Survivor

Steve 'Commando' Willis has found his softer side on Australian Survivor

I’m more connected to my family!

By Cynthia Wang

For nine seasons on The Biggest Loser, Steve "Commando" Willis assumed the role of a stern, militant personal trainer who pushed contestants to the limit.

But now, through island life as part of the Champions tribe on Australian Survivor, the 42-year-old reveals he has done some work on his own inner fitness.

"I got to know myself more," he tells TV WEEK. "I think where I am now, having four children, having done The Biggest Loser and Survivor and all the things that interest me, it's all about being as grateful as you can be."

And what he's grateful for most is family: partner Michelle Bridges, 47, their son Axel, two, and older children Brianna, 19, Ella, 10, and seven-year-old Jack – so much so, the army veteran broke down when he received letters from home after a particularly brutal reward challenge.

"I think that, in itself, was beautiful," he says. "Because I was feeling, I was being, and embracing my emotion and not worrying what the cameras were capturing."

Steve broke down when he received gifts from his family.
Steve broke down when he received gifts from his family.

Steve has brought that vulnerable side home, even though he knows his kids love him unconditionally.

"I feel I'm more connected to them and they pick up on that energy," he says. "The bond between me and the kids has strengthened."

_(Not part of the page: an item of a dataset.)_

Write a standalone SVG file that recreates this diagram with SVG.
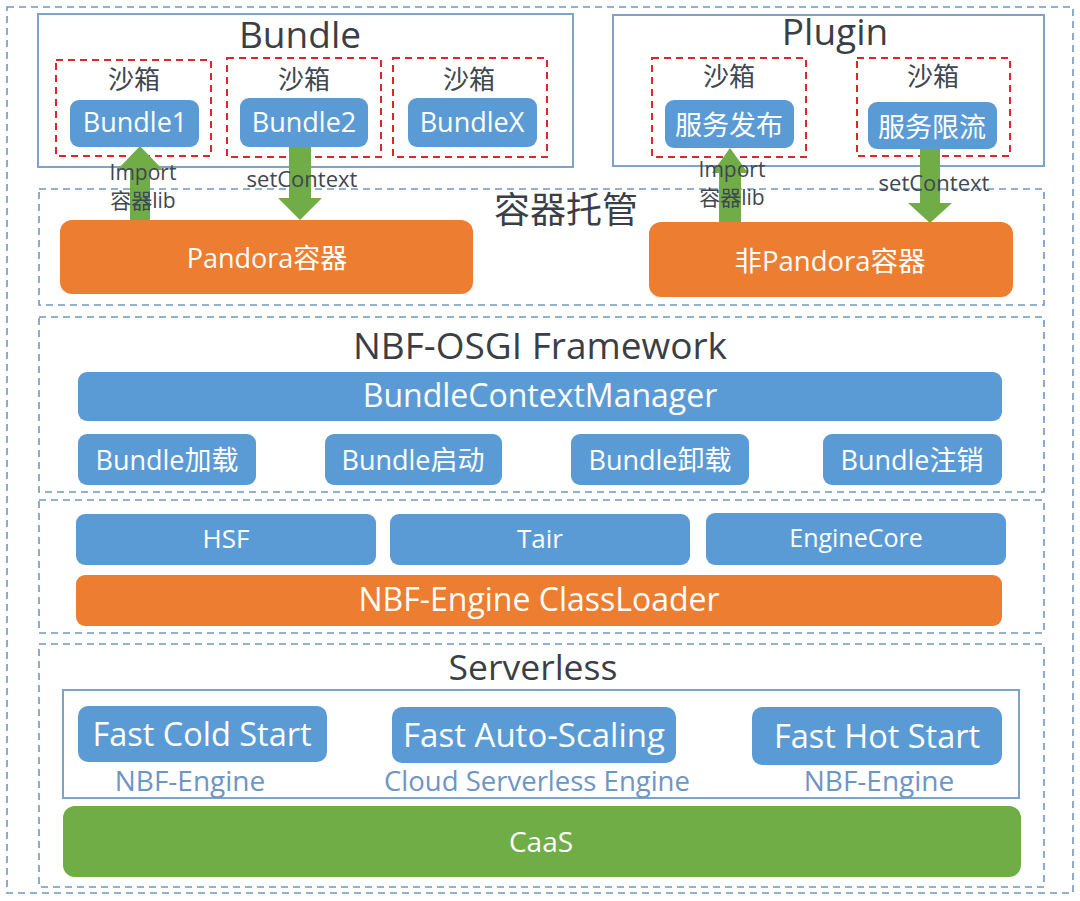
<svg xmlns="http://www.w3.org/2000/svg" width="1080" height="901" viewBox="0 0 1080 901">
<defs>
<style>
text{font-family:"Open Sans","Noto Sans CJK SC",sans-serif;text-anchor:middle;}
.outer{fill:none;stroke:#6f98c0;stroke-width:1.6;stroke-dasharray:7 5;}
.solid{fill:#fff;stroke:#7ea3c8;stroke-width:2;}
.sand{fill:none;stroke:#e0242c;stroke-width:2;stroke-dasharray:7 5;}
.blue{fill:#5b9bd5;}
.orange{fill:#ed7d31;}
.green{fill:#70ad47;}
.title{fill:#3a3f47;}
.wt{fill:#fff;}
.lab{fill:#3f4750;}
.sub{fill:#6e95c4;}
.garrow{fill:#70ad47;}
.conn{stroke:#5b8fc8;stroke-width:1.5;fill:none;}
</style>
<marker id="ah" markerWidth="10" markerHeight="10" refX="9" refY="5" orient="auto" markerUnits="userSpaceOnUse">
<path d="M0,1 L10,5 L0,9 Z" fill="#5b8fc8"/>
</marker>
</defs>
<rect width="1080" height="901" fill="#fff"/>
<rect class="outer" x="7" y="7" width="1066" height="886"/>

<g id="bundle-group">
<rect class="solid" x="38" y="14" width="535" height="153"/>
<text class="title" x="300" y="48" font-size="37">Bundle</text>
</g>
<g id="sandbox1"><rect class="sand" x="56" y="60" width="155" height="96"/><text class="lab" x="134" y="89" font-size="26">沙箱</text></g>
<g id="sandbox2"><rect class="sand" x="227" y="58" width="154" height="99"/><text class="lab" x="304" y="89" font-size="26">沙箱</text></g>
<g id="sandbox3"><rect class="sand" x="393" y="58" width="154" height="99"/><text class="lab" x="469" y="89" font-size="26">沙箱</text></g>
<g id="bundle1"><rect class="blue" x="70" y="100" width="129" height="47" rx="9"/><text class="wt" x="135" y="132" font-size="27">Bundle1</text></g>
<g id="bundle2"><rect class="blue" x="240" y="98" width="128" height="49" rx="9"/><text class="wt" x="304" y="132" font-size="27">Bundle2</text></g>
<g id="bundlex"><rect class="blue" x="408" y="98" width="129" height="49" rx="9"/><text class="wt" x="472" y="132" font-size="27">BundleX</text></g>

<g id="plugin-group">
<rect class="solid" x="613" y="15" width="431" height="151"/>
<text class="title" x="835" y="45" font-size="37">Plugin</text>
</g>
<g id="sandbox4"><rect class="sand" x="652" y="58" width="154" height="99"/><text class="lab" x="729" y="86" font-size="26">沙箱</text></g>
<g id="sandbox5"><rect class="sand" x="857" y="58" width="153" height="98"/><text class="lab" x="933" y="86" font-size="26">沙箱</text></g>
<g id="svc-publish"><rect class="blue" x="665" y="100" width="129" height="48" rx="9"/><text class="wt" x="729" y="135" font-size="27">服务发布</text></g>
<g id="svc-limit"><rect class="blue" x="868" y="102" width="129" height="47" rx="9"/><text class="wt" x="932" y="137" font-size="27">服务限流</text></g>

<g id="container-hosting">
<rect class="outer" x="39" y="189" width="1005" height="116"/>
<text class="title" x="566" y="223" font-size="36">容器托管</text>
</g>
<g id="pandora"><rect class="orange" x="60" y="220" width="413" height="74" rx="12"/><text class="wt" x="267" y="268" font-size="27">Pandora容器</text></g>
<g id="non-pandora"><rect class="orange" x="649" y="222" width="364" height="75" rx="12"/><text class="wt" x="830" y="271" font-size="27.5">非Pandora容器</text></g>

<g id="connectors">
<polygon class="garrow" points="130,220 150,220 150,170 163,170 140,146 117,170 130,170"/>
<polygon class="garrow" points="289,147 311,147 311,198 322,198 300,220 278,198 289,198"/>
<polygon class="garrow" points="719,222 741,222 741,173 748,173 730,148 712,173 719,173"/>
<polygon class="garrow" points="920,149 940,149 940,203 952,203 930,223 908,203 920,203"/>
<line class="conn" x1="327" y1="734" x2="392" y2="734" marker-end="url(#ah)"/>
<line class="conn" x1="676" y1="735" x2="752" y2="735" marker-end="url(#ah)"/>
<text class="lab" x="143" y="180" font-size="21">Import</text>
<text class="lab" x="143" y="208" font-size="21">容器lib</text>
<text class="lab" x="302" y="187" font-size="22">setContext</text>
<text class="lab" x="732" y="177" font-size="21">Import</text>
<text class="lab" x="732" y="205" font-size="21">容器lib</text>
<text class="lab" x="934" y="191" font-size="22">setContext</text>
</g>

<g id="osgi">
<rect class="outer" x="39" y="317" width="1005" height="175"/>
<text class="title" x="540" y="359" font-size="37">NBF-OSGI Framework</text>
</g>
<g id="bcm"><rect class="blue" x="78" y="372" width="924" height="49" rx="9"/><text class="wt" x="540" y="407" font-size="32">BundleContextManager</text></g>
<g id="b-load"><rect class="blue" x="78" y="434" width="178" height="51" rx="9"/><text class="wt" x="167" y="470" font-size="27">Bundle加载</text></g>
<g id="b-start"><rect class="blue" x="325" y="434" width="177" height="51" rx="9"/><text class="wt" x="413" y="470" font-size="27">Bundle启动</text></g>
<g id="b-unload"><rect class="blue" x="571" y="434" width="178" height="51" rx="9"/><text class="wt" x="660" y="470" font-size="27">Bundle卸载</text></g>
<g id="b-logout"><rect class="blue" x="823" y="434" width="179" height="51" rx="9"/><text class="wt" x="912" y="470" font-size="27">Bundle注销</text></g>

<g id="engine-layer"><rect class="outer" x="39" y="500" width="1005" height="133"/></g>
<g id="hsf"><rect class="blue" x="76" y="514" width="300" height="51" rx="9"/><text class="wt" x="226" y="548" font-size="26">HSF</text></g>
<g id="tair"><rect class="blue" x="390" y="514" width="300" height="51" rx="9"/><text class="wt" x="540" y="548" font-size="26">Tair</text></g>
<g id="enginecore"><rect class="blue" x="706" y="513" width="300" height="52" rx="9"/><text class="wt" x="856" y="547" font-size="25">EngineCore</text></g>
<g id="classloader"><rect class="orange" x="76" y="575" width="926" height="51" rx="9"/><text class="wt" x="539" y="611" font-size="32">NBF-Engine ClassLoader</text></g>

<g id="serverless">
<rect class="outer" x="39" y="644" width="1005" height="243"/>
<text class="title" x="533" y="680" font-size="35.5">Serverless</text>
<rect class="solid" x="63" y="690" width="956" height="108" fill="none"/>
</g>
<g id="cold"><rect class="blue" x="78" y="706" width="249" height="56" rx="10"/><text class="wt" x="202" y="746" font-size="32.5">Fast Cold Start</text><text class="sub" x="190" y="791" font-size="28">NBF-Engine</text></g>
<g id="autoscale"><rect class="blue" x="392" y="707" width="284" height="56" rx="10"/><text class="wt" x="534" y="747" font-size="33">Fast Auto-Scaling</text><text class="sub" x="537" y="791" font-size="27.5">Cloud Serverless Engine</text></g>
<g id="hot"><rect class="blue" x="752" y="707" width="250" height="58" rx="10"/><text class="wt" x="877" y="748" font-size="32.5">Fast Hot Start</text><text class="sub" x="879" y="791" font-size="28">NBF-Engine</text></g>
<g id="caas"><rect class="green" x="63" y="806" width="958" height="71" rx="12"/><text class="wt" x="541" y="852" font-size="28">CaaS</text></g>
</svg>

That also applies to his connection with Michelle – his former co-star on The Biggest Loser and partner of five years – and his approach to what he calls "the little gestures of what it means to be in a relationship".

"You know, the 'I love you,' just to grab the hand and give it a bit of a squeeze as you go by, a hug in the morning or at any point in time just to reiterate through some physical connection that 'I'm there by your side,'" he explains.

Despite their happiness, don't expect the family to get any bigger.

"Four kids, that's enough!" Steve declares. "It's quite full on. And you know, fantastic, but it definitely keeps you on your toes."

He adds that with his personal training and Michelle's keynote talks, "We're both getting older, and I think, for us, playing more the role of mentors is the stage of life we're at."

Steve with his son, Axel.
Steve with his son, Axel.

Steve says he relied on a different kind of family on the show, recalling how his friendship with Mat Rogers, Shane Gould and Sharn Coombes kept him going during the game.

"We were all probably the older ones within our tribe," he says. "We've lived some life and we understand that there's a number of levels and layers to playing the game of Survivor or through life."

Steve says the bond between them was "profound," calling his time on the show "an amazing experience."

Though he's grateful for such incredible friendships, Survivor does involve the occasional blindside and back-stab. Steve maintains he handled those instances in an honourable way.

"I think I'm quite upfront with how I strategise," Steve says. "It's a game and unfortunately we've got to vote off certain people, and my reasons for voting people off, I think in the game of Survivor, they're quite justified. But, hey, everyone's got a different perspective."

We can't wait to see what Steve does next, when the show returns!

Australian Survivor airs Monday and Tuesday, 7:30pm, on Network Ten.